Todo el mundo lee el mismo Evangelio pero las decisiones son muy diversas, incluso imprevisibles. A veces inspira actitudes heroicas, excepcionales o proféticas, muy alejadas del comportamiento normal. La mayoría, sin embargo, no consigue ir más allá de ciertos límites alcanzados en un esfuerzo colectivo de evangelización. Algunos no se integran nunca en estas normas mayoritarias, lo cual no significa necesariamente que no puedan expresar también la fuerza del Espíritu. Además el tiempo hace que las personas entiendan de distinto modo las mismas palabras de Jesús.
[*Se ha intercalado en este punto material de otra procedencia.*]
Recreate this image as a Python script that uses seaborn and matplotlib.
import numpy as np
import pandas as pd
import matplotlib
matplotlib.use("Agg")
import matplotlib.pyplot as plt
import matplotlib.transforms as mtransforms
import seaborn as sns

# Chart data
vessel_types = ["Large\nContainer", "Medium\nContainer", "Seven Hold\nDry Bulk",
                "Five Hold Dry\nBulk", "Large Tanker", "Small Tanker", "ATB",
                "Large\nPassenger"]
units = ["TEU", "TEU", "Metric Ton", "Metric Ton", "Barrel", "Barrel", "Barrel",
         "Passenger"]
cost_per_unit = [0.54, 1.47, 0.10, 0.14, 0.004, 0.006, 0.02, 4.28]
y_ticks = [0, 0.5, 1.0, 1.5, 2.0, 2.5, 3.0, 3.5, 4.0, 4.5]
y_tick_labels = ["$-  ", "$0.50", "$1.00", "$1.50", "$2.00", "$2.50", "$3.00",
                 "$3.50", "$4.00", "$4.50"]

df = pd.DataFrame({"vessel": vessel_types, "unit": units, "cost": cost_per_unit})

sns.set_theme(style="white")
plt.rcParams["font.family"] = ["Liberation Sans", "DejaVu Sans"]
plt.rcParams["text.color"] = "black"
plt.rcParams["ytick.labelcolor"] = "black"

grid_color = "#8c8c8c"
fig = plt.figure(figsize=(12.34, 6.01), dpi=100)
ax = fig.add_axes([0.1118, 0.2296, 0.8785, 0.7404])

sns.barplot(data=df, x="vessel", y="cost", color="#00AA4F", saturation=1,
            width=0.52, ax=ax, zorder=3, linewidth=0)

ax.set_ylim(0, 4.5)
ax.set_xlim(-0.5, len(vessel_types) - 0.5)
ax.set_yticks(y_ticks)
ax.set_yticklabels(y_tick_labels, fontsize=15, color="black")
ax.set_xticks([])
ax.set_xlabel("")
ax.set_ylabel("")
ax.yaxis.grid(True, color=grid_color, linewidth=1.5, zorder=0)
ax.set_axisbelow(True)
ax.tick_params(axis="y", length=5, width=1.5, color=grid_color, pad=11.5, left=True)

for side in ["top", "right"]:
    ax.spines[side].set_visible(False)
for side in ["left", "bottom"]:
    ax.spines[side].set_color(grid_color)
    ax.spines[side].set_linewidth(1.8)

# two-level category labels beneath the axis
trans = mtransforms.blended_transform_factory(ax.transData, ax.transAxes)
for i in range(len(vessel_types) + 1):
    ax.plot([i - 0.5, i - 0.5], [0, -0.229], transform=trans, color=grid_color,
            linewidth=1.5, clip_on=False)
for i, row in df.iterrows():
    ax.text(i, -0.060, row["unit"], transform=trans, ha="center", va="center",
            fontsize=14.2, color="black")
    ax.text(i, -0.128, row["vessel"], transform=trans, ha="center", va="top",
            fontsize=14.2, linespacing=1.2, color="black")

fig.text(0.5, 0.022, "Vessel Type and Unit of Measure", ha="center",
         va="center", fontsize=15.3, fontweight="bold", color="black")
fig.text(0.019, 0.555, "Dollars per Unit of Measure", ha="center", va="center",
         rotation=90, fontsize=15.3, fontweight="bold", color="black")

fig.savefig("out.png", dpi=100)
Las decisiones importantes no son cosa de cada día; hay, pues, tiempos fuertes de presencia del Espíritu.

Esta diversidad no es arbitrariedad y por esto puede existir una ciencia del Espíritu. La experiencia de la Iglesia guarda la inspiración del Espíritu y sus leyes de comportamiento y la llamamos "tradición eclesiástica". No nos gusta el nombre porque evoca fijeza y estabilidad. Por ello preferimos hablar de historia o experiencia.

El Espíritu no sugiere nunca nada que no sea palabra de Cristo. Pero por el Espíritu las palabras se hacen urgentes y exigentes. Quien las oye no piensa: 'todos deben hacer tal cosa', sino: yo debo hacer esto porque lo exige Jesús'. Otros no perciben la referencia a Jesús. Pero se perciba o no esta vinculación, sin el Espíritu el Evangelio es letra muerta.

Podemos concluir esta exposición general de la misión del Espíritu indicando que permite integrar en una conexión inteligible una serie de temas de la Iglesia de hoy a los que una teología basada en la misión del Hijo no consigue otorgarles todo el valor que poseen.

Notas:
1Expresión metafórica que usaron algunos Padres antiguos (vgr. S. Ireneo) para designar
al Hijo y al Espíritu (N. de la R.).